Not exactly what you're looking for, but in Auria Pro, you can create transient markers for an audio clip, copy them to the clipboard, then paste them as midi into a midi track. This would give you an idea where to place notes to play in time with your groove.
I didn't know that. Interesting.
http://www.circular-logic.com/products.html
https://www.ableton.com/en/packs/beatseeker/
For iOS idk but with Ableton Link you can develop a solution which can fit your needs probably. Maybe one of those midi guitar things and midiflow...
it's hard to post sync a steady beat to an acoustic guitar recording
(considering slight drifts in timing as groove essentials)
The method at @wim suggests is a good approach, but I'd extend it with some intermediate audio tracks.
Duplicate the guitar take and filter out highs (low pass) to focus on an imaginary bass.
Move the copy in time so it generally fits best.
There will be regions that don't match and these can be treated with the 'elastic audio' feature to blend properly. Or even be overdone to create something new.
Make another copy of the displaced track, and switch the low pass with a high pass.
Then do the same as before but focussed on snare like stuff, offbeat accents etc.

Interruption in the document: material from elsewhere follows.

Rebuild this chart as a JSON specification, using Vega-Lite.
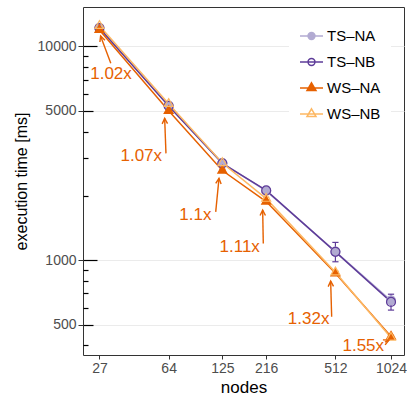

Once you're satisfied with your fake drum kit apply the groove extraction thing and use it to drive real drum sounds.
If you use Live you can extract the groove from your recording or live play. From there you can drop the groove file (.agr)onto a Midi track, which will then show all your played notes, and velocity data (as regular Midi file now). You can apply your groove to other tracks, and there's a bunch more you can do with groove file velocity, transients, randomization etc, shifting notes on/off quantization by up to 1/64th I believe.
Another solution is pre-automation like...
https://forum.audiob.us/discussion/comment/351698/
Interesting idea, @Telefunky. I'll give that a go.
You could always just treat the DAW like a tape recorder and play the drums live using a pad controller along with your guitar recording...... recording the MIDI, as opposed to programming it......you can then go back and make adjustments for mistimed drum hits etc
Yup, I do that, but I find I get better results if I built it up via midi. I am, sadly, not a drummer.